一回目、痛みが腸骨の上、脊柱の両側が、前かがみすると痛みます。

典型的な、ギックリ腰だと感じたので、ふくらはぎの圧痛点、太もも内側の圧痛点に鍼とお灸で治療。

前かがみをしてもらうと、

「まだ、痛みはありますが、前かがみが楽になりました。」

3日後、二回目の来院。

「今度は、左のお尻が痛くなりました。」

「・・・ん~、チョット触っていいですか?」

Aさんの左足薬指(第4趾)を軽く引っ張りました。

「痛った~~(*≧∀≦*)」

これを天城流では、脊柱管狭窄の症状と捉(とら)えます。そして、下半身の外側の絡(から)んだ筋膜をほぐします。これを、鍼灸師の色眼鏡でみると、胆経の経脈(写真の人形・ワタ助のオレンジ色の流れ)と考えます。そこで、今回は、お尻にも長い鍼を刺し置きすることにしました。
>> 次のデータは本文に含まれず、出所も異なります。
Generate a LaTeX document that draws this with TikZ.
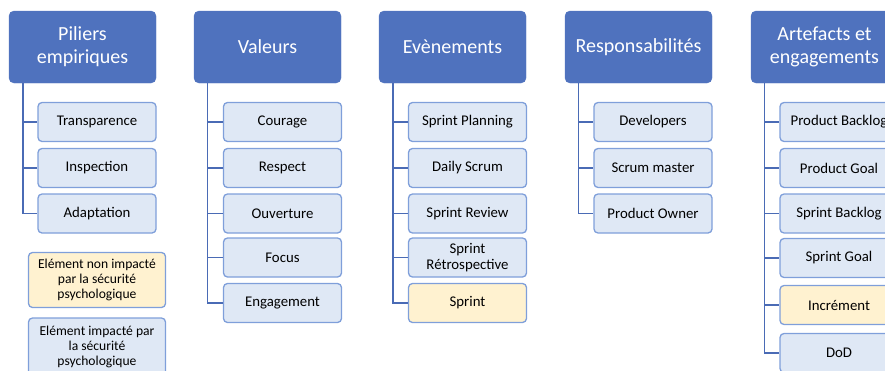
\documentclass[tikz,border=0pt]{standalone}
\usepackage{fontspec}
\setmainfont{Carlito}
\definecolor{hdrfill}{HTML}{4F72BE}
\definecolor{chfill}{HTML}{DFE8F5}
\definecolor{chdraw}{HTML}{7F9FDA}
\definecolor{ylfill}{HTML}{FFF2D0}
\definecolor{linec}{HTML}{4A6BB5}
\tikzset{
  hdr/.style={draw=hdrfill, fill=hdrfill, rounded corners=5pt, minimum width=147pt, minimum height=72pt, text=white, font=\fontsize{20}{23}\selectfont, align=center, inner sep=0pt},
  child/.style={draw=chdraw, line width=1.3pt, fill=chfill, rounded corners=4pt, minimum width=118pt, minimum height=39pt, font=\fontsize{14.8}{16}\selectfont, align=center, inner sep=0pt},
  ychild/.style={child, fill=ylfill},
  legend/.style={draw=chdraw, line width=1.3pt, rounded corners=4pt, minimum width=137pt, font=\fontsize{13.6}{15.3}\selectfont, align=center, inner sep=0pt},
  conn/.style={draw=linec, line width=1.2pt}
}
\begin{document}
\begin{tikzpicture}[x=1pt,y=-1pt]
\useasboundingbox (0,0) rectangle (885,370);
\clip (0,0) rectangle (885,370);
% headers
\node[hdr] (h1) at (82.5,47) {Piliers\\empiriques};
\node[hdr] (h2) at (267.5,47) {Valeurs};
\node[hdr] (h3) at (452.5,47) {Evènements};
\node[hdr] (h4) at (638.5,47) {Responsabilités};
\node[hdr] (h5) at (824.5,47) {Artefacts et\\engagements};
% column 1
\node[child] (c11) at (97,122) {Transparence};
\node[child] (c12) at (97,168) {Inspection};
\node[child] (c13) at (97,213.5) {Adaptation};
\coordinate (v1) at (23,83);
\draw[conn] (v1) |- (c11.west);
\draw[conn] (v1) |- (c12.west);
\draw[conn] (v1) |- (c13.west);
% column 2
\node[child] (c21) at (282.5,122) {Courage};
\node[child] (c22) at (282.5,168) {Respect};
\node[child] (c23) at (282.5,213.5) {Ouverture};
\node[child] (c24) at (282.5,257.5) {Focus};
\node[child] (c25) at (282.5,303) {Engagement};
\coordinate (v2) at (207.5,83);
\foreach \n in {c21,c22,c23,c24,c25} \draw[conn] (v2) |- (\n.west);
% column 3
\node[child] (c31) at (467.5,122) {Sprint Planning};
\node[child] (c32) at (467.5,168) {Daily Scrum};
\node[child] (c33) at (467.5,213.5) {Sprint Review};
\node[child] (c34) at (467.5,257.5) {Sprint\\Rétrospective};
\node[ychild] (c35) at (467.5,303) {Sprint};
\coordinate (v3) at (393,83);
\foreach \n in {c31,c32,c33,c34,c35} \draw[conn] (v3) |- (\n.west);
% column 4
\node[child] (c41) at (653,122) {Developers};
\node[child] (c42) at (653,168) {Scrum master};
\node[child] (c43) at (653,213.5) {Product Owner};
\coordinate (v4) at (578.5,83);
\foreach \n in {c41,c42,c43} \draw[conn] (v4) |- (\n.west);
% column 5
\node[child] (c51) at (839,122) {Product Backlog};
\node[child] (c52) at (839,168) {Product Goal};
\node[child] (c53) at (839,213.5) {Sprint Backlog};
\node[child] (c54) at (839,258) {Sprint Goal};
\node[ychild] (c55) at (839,305) {Incrément};
\node[child] (c56) at (839,353) {DoD};
\coordinate (v5) at (764.5,83);
\foreach \n in {c51,c52,c53,c54,c55,c56} \draw[conn] (v5) |- (\n.west);
% legend
\node[legend, fill=ylfill, minimum height=55pt] (l1) at (97,280) {Elément non impacté\\par la sécurité\\psychologique};
\node[legend, fill=chfill, minimum height=58pt] (l2) at (97,347) {Elément impacté par\\la sécurité\\psychologique};
\end{tikzpicture}
\end{document}
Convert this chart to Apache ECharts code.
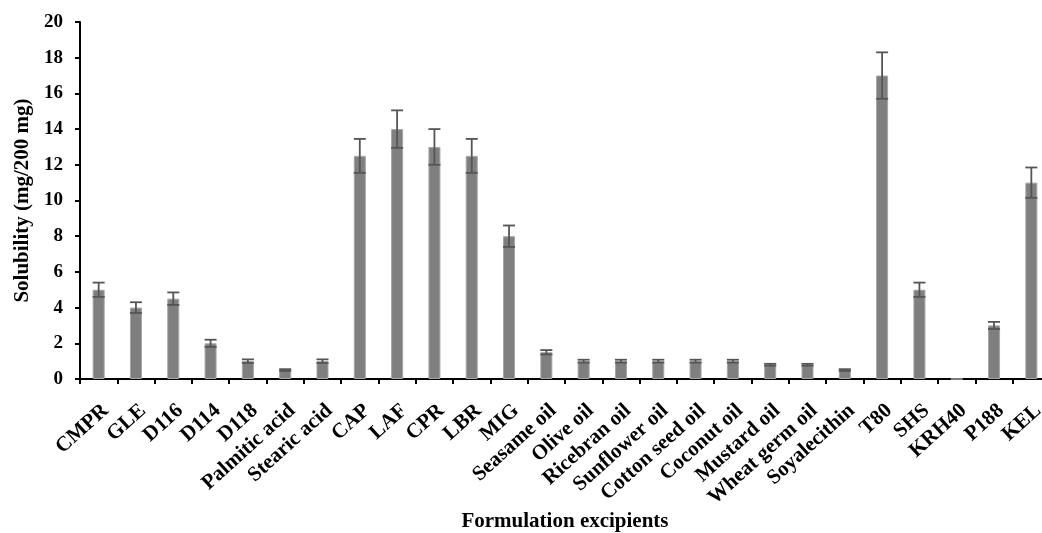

Aさんに左を上にして、横向きになってもらいます。お尻に2カ所、腸骨の上に1カ所、足の甲に1ヶ所、置鍼。後はAさんに痛いところを聞きながら、鍼を指していきます。お灸もポイントだと感じたところに、3~7壮します。

「じゃ~、起きていただいて、チェックしてみてください。」

「あっ!お尻の痛みが取れました。でも~、腰の上に痛むが・・・」

1回目の治療で痛かったところに、まだ痛みがあるようです。うつ伏せになってもらい、左右のふくらはぎに「響き」を感じる一穴を鍼で刺します。

「今度は、どうですか?ゆっくり起きてみてください。」

「あっ、大丈夫だ!痛くない(*゚▽゚*)」

こぼれる様な笑顔のAさん。「この仕事を選んで、本当に良かった❣️」と思う瞬間です。